Trump used women and women’s bodies as a political tool and you know who didn’t like that? Women. Women who in turn, voted for Harris. Older women in red states who said: Ok, the buck stops here.
Do I wish they had done so in 2016. Yes. But still, I like the way this reads.
I was not feeling this way 48 hours ago. On Saturday, I had a quick chat with fellow Substacker Lane Anderson (Matriarchy Report) where I admitted that I was filled with dread. I blamed this dread on my own hesitations with the Harris campaign, which I felt dismissed the ambivalence young people feel toward the concept of America. I’m not even sure this is an accurate description of young people, and even if it were I don’t think this point of view would be to blame for Trump winning the election. It was more a deep part of me that felt hopeless; that not even the best woman running president — even an perfect one—would be able to beat Donald Trump.
Her argument was that upholding hope and faith is on its own a political move and that losing it is almost as dangerous as losing the election all together. I didn’t think she was wrong but I couldn’t FEEL the sensation of hope. The prevalence of Trump voters in the country and the polls that reflected them had come to make me feel ashamed of my own desires. I want to be alive to celebrate the day that America finally elected a woman. I want a democratic woman of color to run the white house and I think the candidate the democrats have is qualified to do that. I don’t want to wait for Alexandria Ocasio-Cortez to do it in a decade, when my daughter’s 18. I want it right now.
It took two whole days before the New York Times gave Selzer notice, but her poll is now the lead of the headlining opinion piece, surveying David Brooks, Ross Douthat, Michelle Goldberg and Tressie McMillan Cottom.
In it Michelle Goldberg starts the discussion off, answering the first question posed by Patrick Healy: Happy Election Day! What do you think will happen?
She replies:
I like the phrase lots of Democrats are using: “nauseously optimistic.” I’d bet on Kamala Harris winning, though I can’t tell how much of that is evidence and intuition and how much wishful thinking. On the evidence side, the J. Ann Selzer poll showing Harris three points ahead in Iowa was picking up something real happening among American women. Many are furious over the end of Roe and revolted by the hypermacho campaign Donald Trump is running.

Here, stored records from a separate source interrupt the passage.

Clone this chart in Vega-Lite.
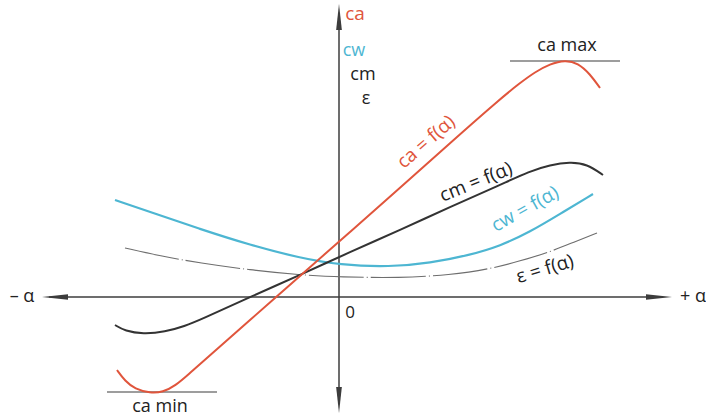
{
  "$schema": "https://vega.github.io/schema/vega-lite/v6.json",
  "width": 706,
  "height": 416,
  "padding": 0,
  "autosize": {"type": "fit", "contains": "padding"},
  "background": "#ffffff",
  "config": {"view": {"stroke": null}},
  "datasets": {
    "curves": [
      {"s": "ca", "a": -222, "v": -73}, {"s": "ca", "a": -214, "v": -84}, {"s": "ca", "a": -204, "v": -92},
      {"s": "ca", "a": -189, "v": -96}, {"s": "ca", "a": -176, "v": -95}, {"s": "ca", "a": -164, "v": -89},
      {"s": "ca", "a": -149, "v": -76}, {"s": "ca", "a": -139, "v": -67}, {"s": "ca", "a": -89, "v": -23},
      {"s": "ca", "a": -39, "v": 21}, {"s": "ca", "a": 11, "v": 65}, {"s": "ca", "a": 61, "v": 109},
      {"s": "ca", "a": 111, "v": 154}, {"s": "ca", "a": 161, "v": 198}, {"s": "ca", "a": 181, "v": 214},
      {"s": "ca", "a": 196, "v": 225}, {"s": "ca", "a": 211, "v": 233}, {"s": "ca", "a": 226, "v": 237},
      {"s": "ca", "a": 239, "v": 234}, {"s": "ca", "a": 251, "v": 223}, {"s": "ca", "a": 261, "v": 209},
      {"s": "cm", "a": -224, "v": -28}, {"s": "cm", "a": -214, "v": -34}, {"s": "cm", "a": -196, "v": -37},
      {"s": "cm", "a": -174, "v": -35}, {"s": "cm", "a": -154, "v": -29}, {"s": "cm", "a": -139, "v": -23},
      {"s": "cm", "a": -89, "v": 0}, {"s": "cm", "a": -39, "v": 22}, {"s": "cm", "a": 11, "v": 45},
      {"s": "cm", "a": 61, "v": 67}, {"s": "cm", "a": 111, "v": 90}, {"s": "cm", "a": 161, "v": 112},
      {"s": "cm", "a": 191, "v": 126}, {"s": "cm", "a": 211, "v": 132}, {"s": "cm", "a": 231, "v": 135},
      {"s": "cm", "a": 248, "v": 133}, {"s": "cm", "a": 264, "v": 122},
      {"s": "cw", "a": -224, "v": 97}, {"s": "cw", "a": -189, "v": 85}, {"s": "cw", "a": -139, "v": 68},
      {"s": "cw", "a": -89, "v": 52}, {"s": "cw", "a": -39, "v": 39}, {"s": "cw", "a": 1, "v": 32},
      {"s": "cw", "a": 51, "v": 30}, {"s": "cw", "a": 91, "v": 34}, {"s": "cw", "a": 131, "v": 42},
      {"s": "cw", "a": 161, "v": 51}, {"s": "cw", "a": 191, "v": 65}, {"s": "cw", "a": 221, "v": 83},
      {"s": "cw", "a": 254, "v": 103},
      {"s": "eps", "a": -214, "v": 49}, {"s": "eps", "a": -179, "v": 41}, {"s": "eps", "a": -139, "v": 34},
      {"s": "eps", "a": -89, "v": 27}, {"s": "eps", "a": -39, "v": 22}, {"s": "eps", "a": 1, "v": 20},
      {"s": "eps", "a": 61, "v": 19}, {"s": "eps", "a": 111, "v": 22}, {"s": "eps", "a": 151, "v": 28},
      {"s": "eps", "a": 181, "v": 36}, {"s": "eps", "a": 211, "v": 45}, {"s": "eps", "a": 235, "v": 55},
      {"s": "eps", "a": 258, "v": 64}
    ]
  },
  "encoding": {
    "x": {"field": "a", "type": "quantitative", "scale": {"domain": [-339, 367], "nice": false, "zero": false}, "axis": null},
    "y": {"field": "v", "type": "quantitative", "scale": {"domain": [-119, 297], "nice": false, "zero": false}, "axis": null}
  },
  "layer": [
    {
      "data": {"values": [{"a": -290, "a2": 320, "v": 0, "v2": 0}, {"a": 0, "a2": 0, "v": 280, "v2": -103}]},
      "mark": {"type": "rule", "color": "#3c3c3c", "strokeWidth": 1.5},
      "encoding": {"x2": {"field": "a2"}, "y2": {"field": "v2"}}
    },
    {
      "data": {"values": [{"a": 171, "a2": 281, "v": 236}, {"a": -232, "a2": -122, "v": -95}]},
      "mark": {"type": "rule", "color": "#3c3c3c", "strokeWidth": 1.2},
      "encoding": {"x2": {"field": "a2"}}
    },
    {
      "data": {"values": [{"a": 320, "v": 0}]},
      "mark": {"type": "point", "shape": "M-1,-0.22L1,0L-1,0.22Z", "size": 676, "filled": true, "opacity": 1, "color": "#3c3c3c"}
    },
    {
      "data": {"values": [{"a": -284, "v": 0}]},
      "mark": {"type": "point", "shape": "M1,-0.22L-1,0L1,0.22Z", "size": 676, "filled": true, "opacity": 1, "color": "#3c3c3c"}
    },
    {
      "data": {"values": [{"a": 0, "v": 280}]},
      "mark": {"type": "point", "shape": "M-0.22,1L0,-1L0.22,1Z", "size": 676, "filled": true, "opacity": 1, "color": "#3c3c3c"}
    },
    {
      "data": {"values": [{"a": 0, "v": -103}]},
      "mark": {"type": "point", "shape": "M-0.22,-1L0,1L0.22,-1Z", "size": 676, "filled": true, "opacity": 1, "color": "#3c3c3c"}
    },
    {
      "data": {"name": "curves"},
      "transform": [{"filter": "datum.s === 'eps'"}],
      "mark": {"type": "line", "interpolate": "basis", "color": "#6e6e6e", "strokeWidth": 1.1, "strokeDash": [55, 3, 1, 3]}
    },
    {
      "data": {"name": "curves"},
      "transform": [{"filter": "datum.s === 'cw'"}],
      "mark": {"type": "line", "interpolate": "basis", "color": "#4db6d2", "strokeWidth": 2.2}
    },
    {
      "data": {"name": "curves"},
      "transform": [{"filter": "datum.s === 'cm'"}],
      "mark": {"type": "line", "interpolate": "basis", "color": "#333333", "strokeWidth": 2}
    },
    {
      "data": {"name": "curves"},
      "transform": [{"filter": "datum.s === 'ca'"}],
      "mark": {"type": "line", "interpolate": "basis", "color": "#e0553c", "strokeWidth": 2}
    },
    {
      "data": {"values": [{"t": "ca", "a": 16, "v": 283}]},
      "mark": {"type": "text", "font": "Open Sans", "fontSize": 19, "color": "#e0553c", "align": "center", "baseline": "middle"},
      "encoding": {"text": {"field": "t"}}
    },
    {
      "data": {"values": [{"t": "cw", "a": 15, "v": 246}]},
      "mark": {"type": "text", "font": "Open Sans", "fontSize": 18, "color": "#4db6d2", "align": "center", "baseline": "middle"},
      "encoding": {"text": {"field": "t"}}
    },
    {
      "data": {"values": [{"t": "cm", "a": 24, "v": 222}, {"t": "ε", "a": 27, "v": 198}]},
      "mark": {"type": "text", "font": "Open Sans", "fontSize": 18, "color": "#222222", "align": "center", "baseline": "middle"},
      "encoding": {"text": {"field": "t"}}
    },
    {
      "data": {"values": [{"t": "– α", "a": -317, "v": 0}, {"t": "ca max", "a": 228, "v": 251}, {"t": "ca min", "a": -179, "v": -110}]},
      "mark": {"type": "text", "font": "Open Sans", "fontSize": 18, "color": "#222222", "align": "center", "baseline": "middle"},
      "encoding": {"text": {"field": "t"}}
    },
    {
      "data": {"values": [{"t": "+ α", "a": 341, "v": 0}]},
      "mark": {"type": "text", "font": "Open Sans", "fontSize": 18, "color": "#222222", "align": "left", "baseline": "middle"},
      "encoding": {"text": {"field": "t"}}
    },
    {
      "data": {"values": [{"t": "0", "a": 11, "v": -16}]},
      "mark": {"type": "text", "font": "Open Sans", "fontSize": 17, "color": "#222222", "align": "center", "baseline": "middle"},
      "encoding": {"text": {"field": "t"}}
    },
    {
      "data": {"values": [{"t": "ca = f(α)", "a": 87, "v": 155}]},
      "mark": {"type": "text", "font": "Open Sans", "fontSize": 19, "color": "#e0553c", "align": "center", "baseline": "middle", "angle": -41},
      "encoding": {"text": {"field": "t"}}
    },
    {
      "data": {"values": [{"t": "cm = f(α)", "a": 137, "v": 115}]},
      "mark": {"type": "text", "font": "Open Sans", "fontSize": 19, "color": "#222222", "align": "center", "baseline": "middle", "angle": -22},
      "encoding": {"text": {"field": "t"}}
    },
    {
      "data": {"values": [{"t": "cw = f(α)", "a": 186, "v": 88}]},
      "mark": {"type": "text", "font": "Open Sans", "fontSize": 19, "color": "#4db6d2", "align": "center", "baseline": "middle", "angle": -29},
      "encoding": {"text": {"field": "t"}}
    },
    {
      "data": {"values": [{"t": "ε = f(α)", "a": 206, "v": 28}]},
      "mark": {"type": "text", "font": "Open Sans", "fontSize": 19, "color": "#222222", "align": "center", "baseline": "middle", "angle": -17},
      "encoding": {"text": {"field": "t"}}
    }
  ]
}
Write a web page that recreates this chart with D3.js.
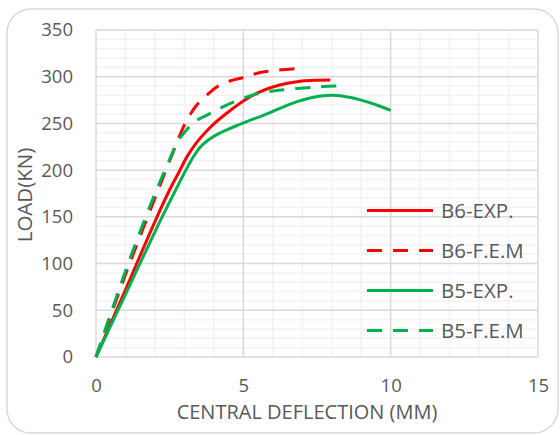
<!DOCTYPE html>
<html>
<head>
<meta charset="utf-8">
<script src="https://cdn.jsdelivr.net/npm/d3@7"></script>
<style>
  html, body { margin: 0; padding: 0; background: #fff; }
  svg { display: block; font-family: "Open Sans", Lato, sans-serif; }
</style>
</head>
<body>
<div id="chart"></div>
<script>
// axis ticks
const xTicks = [0, 5, 10, 15];
const yTicks = [0, 50, 100, 150, 200, 250, 300, 350];

// series values: [deflection mm, load kN]
const b6Exp = [[0,0],[1,72],[2,145],[2.5,179],[2.8,197],[3.1,215],[3.4,229],[3.7,240],[4,249.5],[4.5,262.5],[5,274],[5.5,283],[6,289],[6.5,293],[7,295.5],[7.5,296.3],[7.95,296.5]];
const b6Fem = [[0,0],[1,88],[2,170],[2.6,218],[2.95,245],[3.15,257],[3.4,269],[3.75,280],[4.1,289],[4.5,295],[5.1,300],[5.5,304],[6.2,307],[6.95,309]];
const b5Exp = [[0,0],[1,67],[2,134],[2.5,166],[3.05,200],[3.3,214],[3.55,225],[3.8,232],[4.1,238],[4.5,244],[4.8,248],[5.2,253],[5.7,259],[6.3,267],[6.8,273],[7.3,277.5],[7.8,280],[8.2,280],[8.6,278],[9,275],[9.5,270],[10,264]];
const b5Fem = [[0,0],[1,92],[1.9,167],[2.4,204],[2.8,232],[3.1,244],[3.3,251],[3.8,259.5],[4.2,266],[4.6,272],[5.1,278],[5.5,282],[6.2,285.5],[7.5,289],[8.2,290]];

const seriesNames = ['B6-EXP.', 'B6-F.E.M', 'B5-EXP.', 'B5-F.E.M'];
const seriesData = [b6Exp, b6Fem, b5Exp, b5Fem];
const seriesColors = ['#ff0000', '#ff0000', '#00b050', '#00b050'];
const seriesDashed = [false, true, false, true];

const width = 560, height = 435;
const margin = { top: 30, right: 22, bottom: 78, left: 96 };
const innerW = width - margin.left - margin.right;
const innerH = height - margin.top - margin.bottom;
const textColor = '#595959';

const svg = d3.select('#chart').append('svg')
  .attr('width', width)
  .attr('height', height);

// chart area border
svg.append('rect')
  .attr('x', 7).attr('y', 9)
  .attr('width', 551).attr('height', 424)
  .attr('rx', 24).attr('ry', 24)
  .attr('fill', '#fff')
  .attr('stroke', '#d9d9d9')
  .attr('stroke-width', 1.5);

const g = svg.append('g')
  .attr('transform', `translate(${margin.left},${margin.top})`);

const x = d3.scaleLinear().domain([0, 15]).range([0, innerW]);
const y = d3.scaleLinear().domain([0, 350]).range([innerH, 0]);

// minor grid
g.append('g').selectAll('line')
  .data(d3.range(0, 15.01, 1).filter(v => v % 5 !== 0))
  .join('line')
  .attr('x1', d => x(d)).attr('x2', d => x(d))
  .attr('y1', 0).attr('y2', innerH)
  .attr('stroke', '#f2f2f2').attr('stroke-width', 1.5);

g.append('g').selectAll('line')
  .data(d3.range(0, 350.01, 10).filter(v => v % 50 !== 0))
  .join('line')
  .attr('x1', 0).attr('x2', innerW)
  .attr('y1', d => y(d)).attr('y2', d => y(d))
  .attr('stroke', '#f2f2f2').attr('stroke-width', 1.5);

// major grid
g.append('g').selectAll('line')
  .data(xTicks)
  .join('line')
  .attr('x1', d => x(d)).attr('x2', d => x(d))
  .attr('y1', 0).attr('y2', innerH)
  .attr('stroke', '#d9d9d9').attr('stroke-width', 1.5);

g.append('g').selectAll('line')
  .data(yTicks)
  .join('line')
  .attr('x1', 0).attr('x2', innerW)
  .attr('y1', d => y(d)).attr('y2', d => y(d))
  .attr('stroke', '#d9d9d9').attr('stroke-width', 1.5);

// axes (labels only)
const xAxisG = g.append('g')
  .attr('transform', `translate(0,${innerH})`)
  .call(d3.axisBottom(x).tickValues(xTicks).tickSize(0).tickPadding(22));
const yAxisG = g.append('g')
  .call(d3.axisLeft(y).tickValues(yTicks).tickSize(0).tickPadding(23));

[xAxisG, yAxisG].forEach(a => {
  a.select('.domain').remove();
  a.selectAll('text')
    .attr('fill', textColor)
    .style('font-size', '18.5px')
    .style('font-family', '"Open Sans", Lato, sans-serif');
});

// axis titles
svg.append('text')
  .attr('x', 307)
  .attr('y', 419)
  .attr('text-anchor', 'middle')
  .attr('fill', textColor)
  .style('font-size', '20px')
  .text('CENTRAL DEFLECTION (MM)');

svg.append('text')
  .attr('transform', 'translate(25,195) rotate(-90)')
  .attr('dy', '0.35em')
  .attr('text-anchor', 'middle')
  .attr('fill', textColor)
  .style('font-size', '20.5px')
  .text('LOAD(KN)');

// lines
const line = d3.line()
  .curve(d3.curveCatmullRom.alpha(0.5))
  .x(d => x(d[0]))
  .y(d => y(d[1]));

g.append('g').selectAll('path')
  .data(seriesData)
  .join('path')
  .attr('fill', 'none')
  .attr('stroke', (d, i) => seriesColors[i])
  .attr('stroke-width', 3)
  .attr('stroke-linejoin', 'round')
  .attr('stroke-dasharray', (d, i) => seriesDashed[i] ? '15,11' : null)
  .attr('d', line);

// legend
const legend = svg.append('g').attr('transform', 'translate(367,210.5)');
const item = legend.selectAll('g')
  .data(seriesNames)
  .join('g')
  .attr('transform', (d, i) => `translate(0,${i * 40})`);

item.append('line')
  .attr('x1', 0).attr('x2', 66)
  .attr('y1', 0).attr('y2', 0)
  .attr('stroke', (d, i) => seriesColors[i])
  .attr('stroke-width', 3)
  .attr('stroke-dasharray', (d, i) => seriesDashed[i] ? '15,11' : null);

item.append('text')
  .attr('x', 74)
  .attr('y', 0)
  .attr('dy', '0.35em')
  .attr('fill', textColor)
  .style('font-size', '20.5px')
  .text(d => d);
</script>
</body>
</html>
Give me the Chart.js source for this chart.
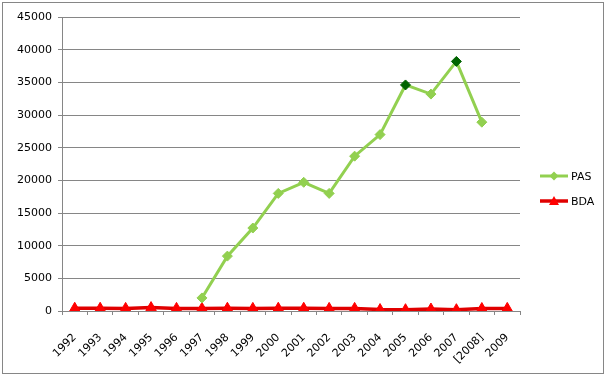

Something “real” happening among American women: it’s such an evocative phrase. On the evidence side. These words are like haunting echoes in my mind of what it still takes for women to be believed. That there’s a gap between something “real” that’s happening and the “evidence” that proves it. That to believe women is to disbelieve them until they prove themselves worthy of believing. Or maybe I’m just facing the grief that it hasn’t been until this very moment that enough women have had the opportunity to vote for themselves.